[start of SOURCE DATA]

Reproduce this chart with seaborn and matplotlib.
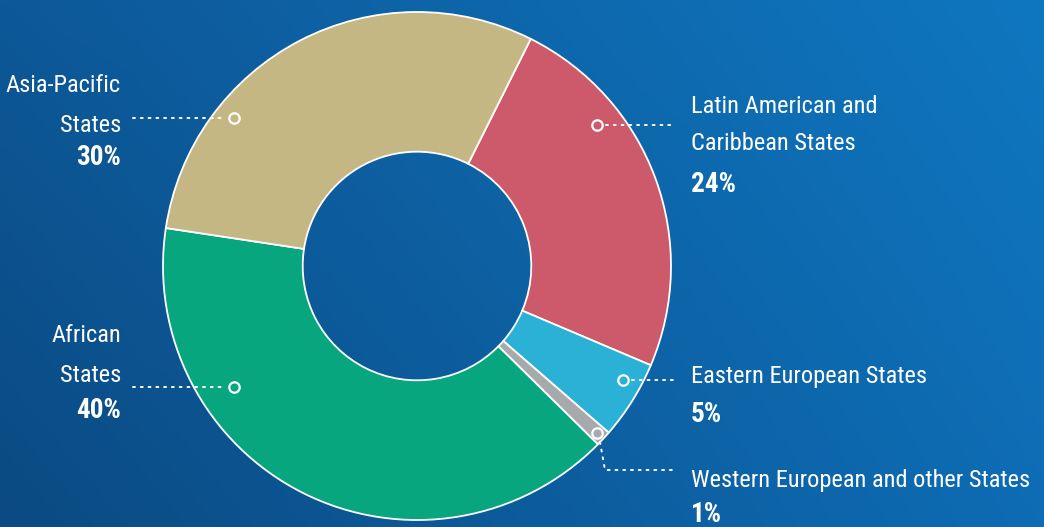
import numpy as np
import matplotlib
matplotlib.use("Agg")
import matplotlib.pyplot as plt
import seaborn as sns
from matplotlib import font_manager

# data
groups = ["Latin American and\nCaribbean States", "Eastern European States",
          "Western European and other States", "African\nStates", "Asia-Pacific\nStates"]
shares = [24, 5, 1, 40, 30]
palette = ["#CD5A6B", "#2BB0D6", "#A8A9AD", "#07A67F", "#C5B783"]

sns.set_style("white")
names = {f.name for f in font_manager.fontManager.ttflist}
fam, fs = "Roboto", 16
for cand, size in [("Liberation Sans Narrow", 18), ("Roboto Condensed", 17.6),
                   ("DejaVu Sans Condensed", 16)]:
    if cand in names:
        fam, fs = cand, size
        break
if fam not in names:
    fam, fs = "DejaVu Sans", 14
plt.rcParams["font.family"] = [fam, "DejaVu Sans"]

W, H = 1044, 527
cx, cy, R = 417, 266, 254


def P(px, py):
    # pixel position -> data units of the pie axes
    return (px - cx) / R, (cy - py) / R


fig = plt.figure(figsize=(W / 100, H / 100), dpi=100)

# background gradient
bg = fig.add_axes([0, 0, 1, 1])
u = np.linspace(0, 1, 200)[None, :, None]
v = np.linspace(0, 1, 100)[:, None, None]
tl = np.array([13, 88, 152]) / 255
tr = np.array([15, 119, 192]) / 255
bl = np.array([11, 74, 130]) / 255
br = np.array([14, 108, 180]) / 255
img = (1 - u) * (1 - v) * tl + u * (1 - v) * tr + (1 - u) * v * bl + u * v * br
bg.imshow(img, aspect="auto", extent=(0, 1, 0, 1), interpolation="bilinear")
bg.axis("off")

ax = fig.add_axes([0, 0, 1, 1])
ax.patch.set_alpha(0)
ax.pie(shares, colors=palette, startangle=63.4, counterclock=False, radius=1,
       wedgeprops=dict(width=0.55, edgecolor="white", linewidth=1.3))
ax.set_xlim(-cx / R, (W - cx) / R)
ax.set_ylim(-(H - cy) / R, cy / R)
ax.set_aspect("auto")
ax.axis("off")

# label layout: text x, alignment, line baselines, pct baseline, marker, leader path
layout = [
    dict(x=691, ha="left", lines=[113, 150], pct=192, mark=(597, 125), path=[(606, 125), (672, 125)]),
    dict(x=691, ha="left", lines=[383], pct=422, mark=(623, 380), path=[(632, 380), (673, 380)]),
    dict(x=691, ha="left", lines=[487], pct=522, mark=(597, 433), path=[(600, 442), (605, 470), (672, 470)]),
    dict(x=121, ha="right", lines=[342, 382], pct=418, mark=(234, 387), path=[(133, 387), (225, 387)]),
    dict(x=121, ha="right", lines=[92, 132], pct=165, mark=(234, 118), path=[(133, 118), (225, 118)]),
]

for name, share, lay in zip(groups, shares, layout):
    for line, base in zip(name.split("\n"), lay["lines"]):
        ax.text(*P(lay["x"], base), line, ha=lay["ha"], va="baseline",
                color="white", fontsize=fs)
    ax.text(*P(lay["x"], lay["pct"]), f"{share}%", ha=lay["ha"], va="baseline",
            color="white", fontsize=fs + 2, fontweight="bold")
    xs, ys = zip(*[P(*p) for p in lay["path"]])
    ax.plot(xs, ys, color="white", lw=1.4, linestyle=(0, (1, 3)),
            dash_capstyle="round")
    ax.plot(*P(*lay["mark"]), "o", ms=7.5, mfc="none", mec="white", mew=1.6)

fig.savefig("out.png", dpi=100)
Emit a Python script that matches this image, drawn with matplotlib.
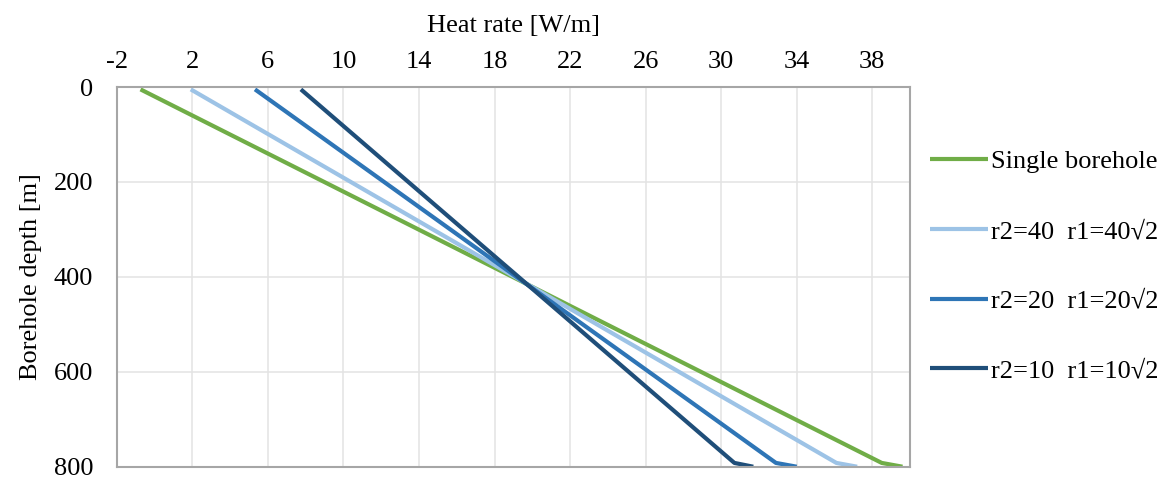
import numpy as np
import matplotlib.pyplot as plt

plt.rcParams['font.family'] = ['Liberation Serif', 'DejaVu Serif']
plt.rcParams['axes.unicode_minus'] = False

# depth points [m] and heat rate [W/m] per series
depth = [5, 792, 800]
single = [-0.74, 38.5, 39.6]
r40 = [1.92, 36.1, 37.2]
r20 = [5.32, 32.9, 34.0]
r10 = [7.75, 30.7, 31.7]

labels = ['Single borehole', 'r2=40  r1=40\u221a2', 'r2=20  r1=20\u221a2', 'r2=10  r1=10\u221a2']
colors = ['#70AD47', '#9DC3E6', '#2E75B6', '#1F4E79']

xticks = np.arange(-2, 39, 4)
yticks = [0, 200, 400, 600, 800]

fig = plt.figure(figsize=(11.66, 4.82), dpi=100)
ax = fig.add_axes([0.1001, 0.0317, 0.6804, 0.7878])

for vals, lab, c in zip([single, r40, r20, r10], labels, colors):
    ax.plot(vals, depth, color=c, lw=3, label=lab, solid_capstyle='butt')

ax.set_xlim(-2, 40)
ax.set_ylim(800, 0)
ax.set_xticks(xticks)
ax.set_yticks(yticks)
ax.xaxis.tick_top()
ax.xaxis.set_label_position('top')
ax.tick_params(axis='both', length=0, labelsize=19)
ax.tick_params(axis='x', pad=10)
ax.tick_params(axis='y', pad=17)
ax.grid(True, color='#E3E3E3', lw=1.1)
ax.set_axisbelow(True)
for s in ax.spines.values():
    s.set_color('#A6A6A6')
    s.set_linewidth(1.5)

ax.set_xlabel('Heat rate [W/m]', fontsize=19, labelpad=14)
ax.set_ylabel('Borehole depth [m]', fontsize=19, labelpad=8)

ax.legend(loc='center left', bbox_to_anchor=(0.995, 0.528), frameon=False,
          fontsize=19, handlelength=2.2, handletextpad=0.1, labelspacing=1.75)

fig.savefig('out.png', dpi=100)
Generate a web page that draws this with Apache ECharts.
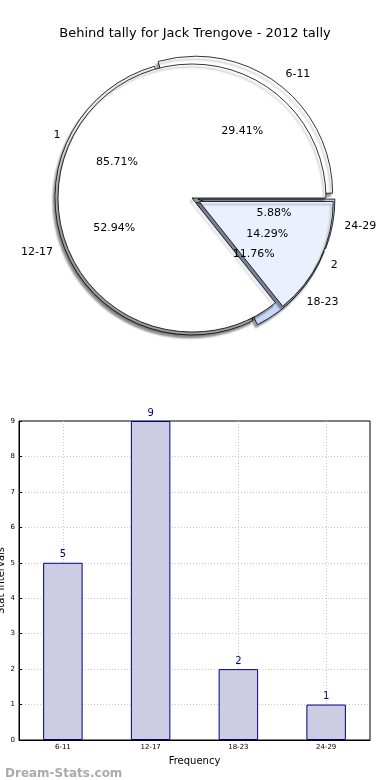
<!DOCTYPE html>
<html><head><meta charset="utf-8">
<script src="https://cdn.jsdelivr.net/npm/echarts@6/dist/echarts.min.js"></script>
<style>html,body{margin:0;padding:0;background:#fff}#c{width:390px;height:780px}</style>
</head><body><div id="c"></div>
<script>
const titleText = 'Behind tally for Jack Trengove - 2012 tally';
const outerNames = ['6-11', '12-17', '18-23', '24-29'];
const outerValues = [5, 9, 2, 1];
const innerNames = ['1', '2'];
const innerValues = [6, 1];
const barCategories = ['6-11', '12-17', '18-23', '24-29'];
const barValues = [5, 9, 2, 1];
const yTicks = [0, 1, 2, 3, 4, 5, 6, 7, 8, 9];

const FONT = 'DejaVu Sans';
const CX = 192, CY = 198, R = 134;
const outerColors = ['#ffffff', '#ffffff', '#c5d8f9', '#c5d8f9'];
const innerColors = ['#ffffff', '#eaf1fd'];
const outerExplode = [true, false, true, true];
const innerExplode = [false, true];

const shadow = {shadowBlur: 2, shadowColor: 'rgba(0,0,0,0.4)', shadowOffsetX: -2, shadowOffsetY: 3};

function pieData(names, values, colors, explode) {
  return names.map((n, i) => ({name: n, value: values[i], selected: explode[i],
    itemStyle: Object.assign({color: colors[i], borderColor: '#000', borderWidth: 0.8}, shadow)}));
}
function labelData(names, values) {
  return names.map((n, i) => ({name: n, value: values[i]}));
}
function pct(values) {
  const total = values.reduce((a, b) => a + b, 0);
  return p => (p.value / total * 100).toFixed(2) + '%';
}

const chart = echarts.init(document.getElementById('c'), null, {renderer: 'canvas'});
chart.setOption({
  animation: false,
  backgroundColor: '#fff',
  title: [{text: titleText, left: 'center', top: 22,
    textStyle: {fontFamily: FONT, fontSize: 13, fontWeight: 'normal', color: '#000'}},
    {text: 'Dream-Stats.com', left: 0, top: 763,
    textStyle: {fontFamily: FONT, fontSize: 12, fontWeight: 'bold', color: '#aaaaaa'}}],
  grid: {left: 19, right: 20, top: 421, bottom: 40, show: true, borderColor: '#000', borderWidth: 1,
    outerBoundsMode: 'none', containLabel: false},
  xAxis: {type: 'category', data: barCategories, name: 'Frequency', nameLocation: 'middle', nameGap: 16,
    nameMoveOverlap: false,
    nameTextStyle: {fontFamily: FONT, fontSize: 10, color: '#000'},
    axisLine: {lineStyle: {color: '#000'}},
    axisTick: {inside: true, alignWithLabel: true, length: 3, lineStyle: {color: '#000'}},
    axisLabel: {fontFamily: FONT, fontSize: 7, color: '#000', margin: 4},
    splitLine: {show: true, alignWithLabel: true, lineStyle: {color: '#c8c8c8', type: [1, 2]}}},
  yAxis: {type: 'value', min: 0, max: 9, interval: 1, name: 'Stat Intervals', nameLocation: 'middle', nameGap: 13,
    nameMoveOverlap: false,
    nameTextStyle: {fontFamily: FONT, fontSize: 10, color: '#000'},
    axisLine: {show: true, lineStyle: {color: '#000'}},
    axisTick: {show: true, inside: true, length: 3, lineStyle: {color: '#000'}},
    axisLabel: {fontFamily: FONT, fontSize: 7, color: '#000', margin: 4, formatter: v => yTicks.includes(v) ? String(v) : ''},
    splitLine: {show: true, showMinLine: false, showMaxLine: false, lineStyle: {color: '#c8c8c8', type: [1, 2]}}},
  series: [
    {type: 'pie', center: [CX, CY], radius: [0, R + 3], startAngle: 0, clockwise: false,
     selectedMode: 'multiple', selectedOffset: 6, avoidLabelOverlap: false, silent: true, z: 1,
     data: pieData(outerNames, outerValues, outerColors, outerExplode),
     label: {show: true, position: 'outside', fontFamily: FONT, fontSize: 11, color: '#000', formatter: '{b}', distanceToLabelLine: 0},
     labelLine: {show: false, length: 12, length2: 0}},
    {type: 'pie', center: [CX, CY], radius: [0, R], startAngle: 0, clockwise: false,
     selectedMode: 'multiple', selectedOffset: 8, avoidLabelOverlap: false, silent: true, z: 2,
     data: pieData(innerNames, innerValues, innerColors, innerExplode),
     label: {show: true, position: 'outside', fontFamily: FONT, fontSize: 11, color: '#000', formatter: '{b}', distanceToLabelLine: 0},
     labelLine: {show: false, length: 12, length2: 0}},
    {type: 'pie', center: [CX, CY], radius: [0, R * 1.2], startAngle: 0, clockwise: false, silent: true, z: 3,
     data: labelData(outerNames, outerValues), itemStyle: {color: 'rgba(0,0,0,0)'},
     label: {show: true, position: 'inside', fontFamily: FONT, fontSize: 11, color: '#000', formatter: pct(outerValues)}},
    {type: 'pie', center: [CX, CY], radius: [0, R * 1.2], startAngle: 0, clockwise: false, silent: true, z: 3,
     data: labelData(innerNames, innerValues), itemStyle: {color: 'rgba(0,0,0,0)'},
     label: {show: true, position: 'inside', fontFamily: FONT, fontSize: 11, color: '#000', formatter: pct(innerValues)}},
    {type: 'bar', data: barValues, barWidth: '45%',
     itemStyle: {color: '#cccce3', borderColor: '#000080', borderWidth: 1},
     label: {show: true, position: 'top', fontFamily: FONT, fontSize: 10, color: '#000080', distance: 3}}
  ]
});
</script></body></html>
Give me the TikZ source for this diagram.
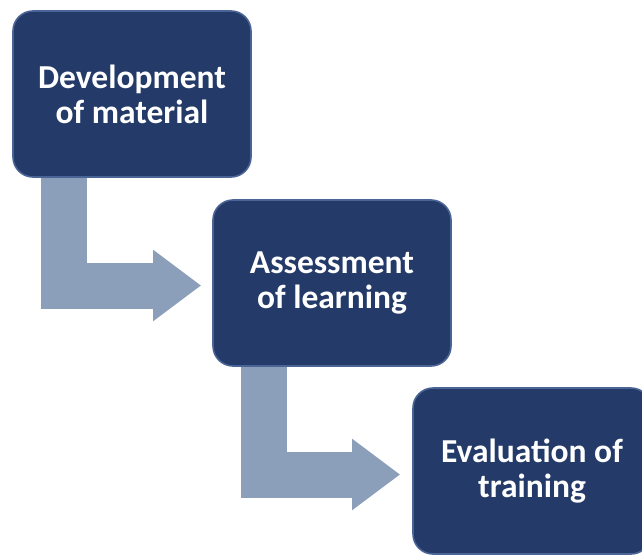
\documentclass[tikz,border=0pt]{standalone}
\usepackage{fontspec}
\setmainfont{Carlito}
\usetikzlibrary{arrows.meta,positioning}
\definecolor{boxblue}{HTML}{243B69}
\definecolor{boxrim}{HTML}{4A6495}
\definecolor{flowgray}{HTML}{8C9FBA}

\tikzset{
  stagebox/.style={draw=boxrim, fill=boxblue, line width=1.6pt, rounded corners=20pt,
    minimum width=238pt, minimum height=166pt, align=center, text=white,
    font=\fontsize{33.5}{35}\selectfont\bfseries},
  flowarrow/.style={draw=flowgray, line width=46pt, line join=miter,
    -{Triangle[length=48pt,width=68pt,sep=0pt]}}
}

\begin{document}
\begin{tikzpicture}[x=1pt,y=-1pt]
\useasboundingbox (0,0) rectangle (642,554);
\clip (0,0) rectangle (642,554);

\node[stagebox] (devel) at (132,94) {Development\\of material};
\node[stagebox] (assess) at (332,283) {Assessment\\of learning};
\node[stagebox] (evalu) at (532,471) {Evaluation of\\training};

\draw[flowarrow] ([xshift=52pt]devel.south west) |- ([xshift=-11pt,yshift=-2.5pt]assess.west);
\draw[flowarrow] ([xshift=52pt]assess.south west) |- ([xshift=-12pt,yshift=-3.5pt]evalu.west);
\end{tikzpicture}
\end{document}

[end of SOURCE DATA]

• _WRITTEN INSTRUCTION_
Tally up the lines of the listing containing the word "seaborn". Give only the total.

• _COMPLETED EXERCISE_
2